─── Data lines
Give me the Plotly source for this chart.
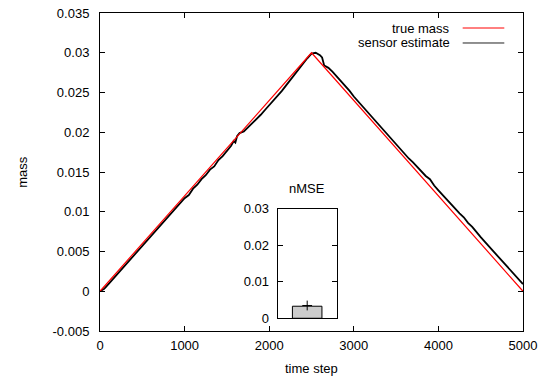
import plotly.graph_objects as go

# ---- data ----
true_t = [0, 2500, 5000]
true_mass = [0.0, 0.030, 0.0]

sensor_t = [0, 50, 100, 150, 200, 250, 300, 350, 400, 450, 500, 550, 600, 650, 700, 750,
            800, 850, 900, 950, 1000, 1050, 1100, 1150, 1200, 1250, 1300, 1350, 1400, 1450,
            1500, 1550, 1580, 1600, 1620, 1650, 1700, 1750, 1800, 1850, 1900, 1950, 2000,
            2050, 2100, 2150, 2200, 2250, 2300, 2350, 2400, 2450, 2500, 2550, 2600, 2625,
            2650, 2700, 2750, 2800, 2850, 2900, 2950, 3000, 3050, 3100, 3150, 3200, 3250,
            3300, 3350, 3400, 3450, 3500, 3550, 3600, 3650, 3700, 3750, 3800, 3850, 3900,
            3950, 4000, 4050, 4100, 4150, 4200, 4250, 4300, 4350, 4400, 4450, 4500, 4550,
            4600, 4650, 4700, 4750, 4800, 4850, 4900, 4950, 5000]
sensor_mass = [0.0, 0.0003, 0.0009, 0.0015, 0.0020, 0.0026, 0.0032, 0.0038, 0.0044, 0.0050,
               0.0056, 0.0062, 0.0068, 0.0075, 0.0080, 0.0086, 0.0093, 0.0098, 0.0105, 0.0110,
               0.0117, 0.0121, 0.0129, 0.0134, 0.0141, 0.0146, 0.0153, 0.0157, 0.0165, 0.0170,
               0.0177, 0.0183, 0.0189, 0.0187, 0.0195, 0.0199, 0.0201, 0.0206, 0.0212, 0.0217,
               0.0222, 0.0228, 0.0234, 0.0239, 0.0246, 0.0252, 0.0259, 0.0266, 0.0273, 0.0279,
               0.0286, 0.0293, 0.0299, 0.0300, 0.0297, 0.0294, 0.0284, 0.0281, 0.0276, 0.0270,
               0.0265, 0.0258, 0.0252, 0.0245, 0.0239, 0.0233, 0.0227, 0.0221, 0.0214, 0.0208,
               0.0202, 0.0196, 0.0190, 0.0184, 0.0178, 0.0173, 0.0167, 0.0162, 0.0156, 0.0150,
               0.0145, 0.0141, 0.0133, 0.0127, 0.0121, 0.0115, 0.0110, 0.0104, 0.0098, 0.0093,
               0.0086, 0.0081, 0.0074, 0.0068, 0.0062, 0.0056, 0.0050, 0.0044, 0.0039, 0.0033,
               0.0026, 0.0020, 0.0014, 0.0009]

nmse_cat = [0]
nmse_val = [0.0033]
nmse_err = [0.0035]

y_ticks = [-0.005, 0, 0.005, 0.01, 0.015, 0.02, 0.025, 0.03, 0.035]
y_tick_labels = ["-0.005", "0", "0.005", "0.01", "0.015", "0.02", "0.025", "0.03", "0.035"]
x_ticks = [0, 1000, 2000, 3000, 4000, 5000]
x_tick_labels = ["0", "1000", "2000", "3000", "4000", "5000"]
inset_ticks = [0, 0.01, 0.02, 0.03]
inset_tick_labels = ["0", "0.01", "0.02", "0.03"]

FONT = "Liberation Sans, Arial, sans-serif"
FS = 13

fig = go.Figure()
fig.add_trace(go.Scatter(x=sensor_t, y=sensor_mass, mode="lines",
                         line=dict(color="black", width=1.8), showlegend=False))
fig.add_trace(go.Scatter(x=true_t, y=true_mass, mode="lines",
                         line=dict(color="#ff0000", width=1.2), showlegend=False))

fig.add_trace(go.Bar(x=nmse_cat, y=nmse_val, width=1.0, xaxis="x2", yaxis="y2",
                     marker=dict(color="#cccccc", line=dict(color="black", width=1)),
                     showlegend=False))
fig.add_trace(go.Scatter(x=nmse_cat, y=nmse_err, mode="markers", xaxis="x2", yaxis="y2",
                         marker=dict(symbol="cross-thin", size=7,
                                     line=dict(color="black", width=1)),
                         showlegend=False))

axis_common = dict(showline=True, linecolor="black", linewidth=1, mirror="ticks",
                   ticks="inside", ticklen=5, tickcolor="black", showgrid=False,
                   zeroline=False, automargin=False,
                   tickfont=dict(family=FONT, size=FS, color="black"))

fig.update_layout(
    width=547, height=378,
    margin=dict(l=100, r=24, t=13, b=47),
    plot_bgcolor="white", paper_bgcolor="white",
    font=dict(family=FONT, size=FS, color="black"),
    xaxis=dict(range=[0, 5000], tickvals=x_ticks, ticktext=x_tick_labels,
               ticklabelstandoff=2, **axis_common),
    yaxis=dict(range=[-0.005, 0.035], tickvals=y_ticks, ticktext=y_tick_labels,
               ticklabelstandoff=7, **axis_common),
    xaxis2=dict(domain=[0.420, 0.5596], anchor="y2", range=[-1, 1], showline=True,
                linecolor="black", mirror=True, showticklabels=False, ticks="",
                showgrid=False, zeroline=False, automargin=False),
    yaxis2=dict(domain=[0.040, 0.3846], anchor="x2", range=[0, 0.03],
                tickvals=inset_ticks, ticktext=inset_tick_labels,
                ticklabelstandoff=5, **axis_common),
    showlegend=False,
)

annotations = [
    dict(text="mass", x=-0.185, y=0.5, xref="paper", yref="paper", textangle=-90,
         xanchor="center", yanchor="middle", showarrow=False, font=dict(size=FS)),
    dict(text="time step", x=0.5, y=-0.119, xref="paper", yref="paper",
         xanchor="center", yanchor="middle", showarrow=False, font=dict(size=FS)),
    dict(text="nMSE", x=0.49, y=0.448, xref="paper", yref="paper",
         xanchor="center", yanchor="middle", showarrow=False, font=dict(size=FS)),
    dict(text="true mass", x=0.8314, y=0.9528, xref="paper", yref="paper",
         xanchor="right", yanchor="middle", showarrow=False, font=dict(size=FS)),
    dict(text="sensor estimate", x=0.8314, y=0.9057, xref="paper", yref="paper",
         xanchor="right", yanchor="middle", showarrow=False, font=dict(size=FS)),
]
fig.update_layout(annotations=annotations)
fig.update_layout(shapes=[
    dict(type="line", xref="paper", yref="paper", x0=0.8574, x1=0.9558, y0=0.9528, y1=0.9528,
         line=dict(color="#ff0000", width=1)),
    dict(type="line", xref="paper", yref="paper", x0=0.8574, x1=0.9558, y0=0.9057, y1=0.9057,
         line=dict(color="#222222", width=1)),
    dict(type="rect", xref="paper", yref="paper", x0=0.420, x1=0.5596, y0=0.040, y1=0.3846,
         line=dict(width=0), fillcolor="white", layer="below"),
])

fig.write_html("out.html", config={"displayModeBar": False},
               post_script="document.body.style.margin='0';")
──────
Leave every image out, and retype the material exactly.

Give me the Plotly source for this chart.
import plotly.graph_objects as go

# ---- data ----
true_t = [0, 2500, 5000]
true_mass = [0.0, 0.030, 0.0]

sensor_t = [0, 50, 100, 150, 200, 250, 300, 350, 400, 450, 500, 550, 600, 650, 700, 750,
            800, 850, 900, 950, 1000, 1050, 1100, 1150, 1200, 1250, 1300, 1350, 1400, 1450,
            1500, 1550, 1580, 1600, 1620, 1650, 1700, 1750, 1800, 1850, 1900, 1950, 2000,
            2050, 2100, 2150, 2200, 2250, 2300, 2350, 2400, 2450, 2500, 2550, 2600, 2625,
            2650, 2700, 2750, 2800, 2850, 2900, 2950, 3000, 3050, 3100, 3150, 3200, 3250,
            3300, 3350, 3400, 3450, 3500, 3550, 3600, 3650, 3700, 3750, 3800, 3850, 3900,
            3950, 4000, 4050, 4100, 4150, 4200, 4250, 4300, 4350, 4400, 4450, 4500, 4550,
            4600, 4650, 4700, 4750, 4800, 4850, 4900, 4950, 5000]
sensor_mass = [0.0, 0.0003, 0.0009, 0.0015, 0.0020, 0.0026, 0.0032, 0.0038, 0.0044, 0.0050,
               0.0056, 0.0062, 0.0068, 0.0075, 0.0080, 0.0086, 0.0093, 0.0098, 0.0105, 0.0110,
               0.0117, 0.0121, 0.0129, 0.0134, 0.0141, 0.0146, 0.0153, 0.0157, 0.0165, 0.0170,
               0.0177, 0.0183, 0.0189, 0.0187, 0.0195, 0.0199, 0.0201, 0.0206, 0.0212, 0.0217,
               0.0222, 0.0228, 0.0234, 0.0239, 0.0246, 0.0252, 0.0259, 0.0266, 0.0273, 0.0279,
               0.0286, 0.0293, 0.0299, 0.0300, 0.0297, 0.0294, 0.0284, 0.0281, 0.0276, 0.0270,
               0.0265, 0.0258, 0.0252, 0.0245, 0.0239, 0.0233, 0.0227, 0.0221, 0.0214, 0.0208,
               0.0202, 0.0196, 0.0190, 0.0184, 0.0178, 0.0173, 0.0167, 0.0162, 0.0156, 0.0150,
               0.0145, 0.0141, 0.0133, 0.0127, 0.0121, 0.0115, 0.0110, 0.0104, 0.0098, 0.0093,
               0.0086, 0.0081, 0.0074, 0.0068, 0.0062, 0.0056, 0.0050, 0.0044, 0.0039, 0.0033,
               0.0026, 0.0020, 0.0014, 0.0009]

nmse_cat = [0]
nmse_val = [0.0033]
nmse_err = [0.0035]

y_ticks = [-0.005, 0, 0.005, 0.01, 0.015, 0.02, 0.025, 0.03, 0.035]
y_tick_labels = ["-0.005", "0", "0.005", "0.01", "0.015", "0.02", "0.025", "0.03", "0.035"]
x_ticks = [0, 1000, 2000, 3000, 4000, 5000]
x_tick_labels = ["0", "1000", "2000", "3000", "4000", "5000"]
inset_ticks = [0, 0.01, 0.02, 0.03]
inset_tick_labels = ["0", "0.01", "0.02", "0.03"]

FONT = "Liberation Sans, Arial, sans-serif"
FS = 13

fig = go.Figure()
fig.add_trace(go.Scatter(x=sensor_t, y=sensor_mass, mode="lines",
                         line=dict(color="black", width=1.8), showlegend=False))
fig.add_trace(go.Scatter(x=true_t, y=true_mass, mode="lines",
                         line=dict(color="#ff0000", width=1.2), showlegend=False))

fig.add_trace(go.Bar(x=nmse_cat, y=nmse_val, width=1.0, xaxis="x2", yaxis="y2",
                     marker=dict(color="#cccccc", line=dict(color="black", width=1)),
                     showlegend=False))
fig.add_trace(go.Scatter(x=nmse_cat, y=nmse_err, mode="markers", xaxis="x2", yaxis="y2",
                         marker=dict(symbol="cross-thin", size=7,
                                     line=dict(color="black", width=1)),
                         showlegend=False))

axis_common = dict(showline=True, linecolor="black", linewidth=1, mirror="ticks",
                   ticks="inside", ticklen=5, tickcolor="black", showgrid=False,
                   zeroline=False, automargin=False,
                   tickfont=dict(family=FONT, size=FS, color="black"))

fig.update_layout(
    width=547, height=378,
    margin=dict(l=100, r=24, t=13, b=47),
    plot_bgcolor="white", paper_bgcolor="white",
    font=dict(family=FONT, size=FS, color="black"),
    xaxis=dict(range=[0, 5000], tickvals=x_ticks, ticktext=x_tick_labels,
               ticklabelstandoff=2, **axis_common),
    yaxis=dict(range=[-0.005, 0.035], tickvals=y_ticks, ticktext=y_tick_labels,
               ticklabelstandoff=7, **axis_common),
    xaxis2=dict(domain=[0.420, 0.5596], anchor="y2", range=[-1, 1], showline=True,
                linecolor="black", mirror=True, showticklabels=False, ticks="",
                showgrid=False, zeroline=False, automargin=False),
    yaxis2=dict(domain=[0.040, 0.3846], anchor="x2", range=[0, 0.03],
                tickvals=inset_ticks, ticktext=inset_tick_labels,
                ticklabelstandoff=5, **axis_common),
    showlegend=False,
)

annotations = [
    dict(text="mass", x=-0.185, y=0.5, xref="paper", yref="paper", textangle=-90,
         xanchor="center", yanchor="middle", showarrow=False, font=dict(size=FS)),
    dict(text="time step", x=0.5, y=-0.119, xref="paper", yref="paper",
         xanchor="center", yanchor="middle", showarrow=False, font=dict(size=FS)),
    dict(text="nMSE", x=0.49, y=0.448, xref="paper", yref="paper",
         xanchor="center", yanchor="middle", showarrow=False, font=dict(size=FS)),
    dict(text="true mass", x=0.8314, y=0.9528, xref="paper", yref="paper",
         xanchor="right", yanchor="middle", showarrow=False, font=dict(size=FS)),
    dict(text="sensor estimate", x=0.8314, y=0.9057, xref="paper", yref="paper",
         xanchor="right", yanchor="middle", showarrow=False, font=dict(size=FS)),
]
fig.update_layout(annotations=annotations)
fig.update_layout(shapes=[
    dict(type="line", xref="paper", yref="paper", x0=0.8574, x1=0.9558, y0=0.9528, y1=0.9528,
         line=dict(color="#ff0000", width=1)),
    dict(type="line", xref="paper", yref="paper", x0=0.8574, x1=0.9558, y0=0.9057, y1=0.9057,
         line=dict(color="#222222", width=1)),
    dict(type="rect", xref="paper", yref="paper", x0=0.420, x1=0.5596, y0=0.040, y1=0.3846,
         line=dict(width=0), fillcolor="white", layer="below"),
])

fig.write_html("out.html", config={"displayModeBar": False},
               post_script="document.body.style.margin='0';")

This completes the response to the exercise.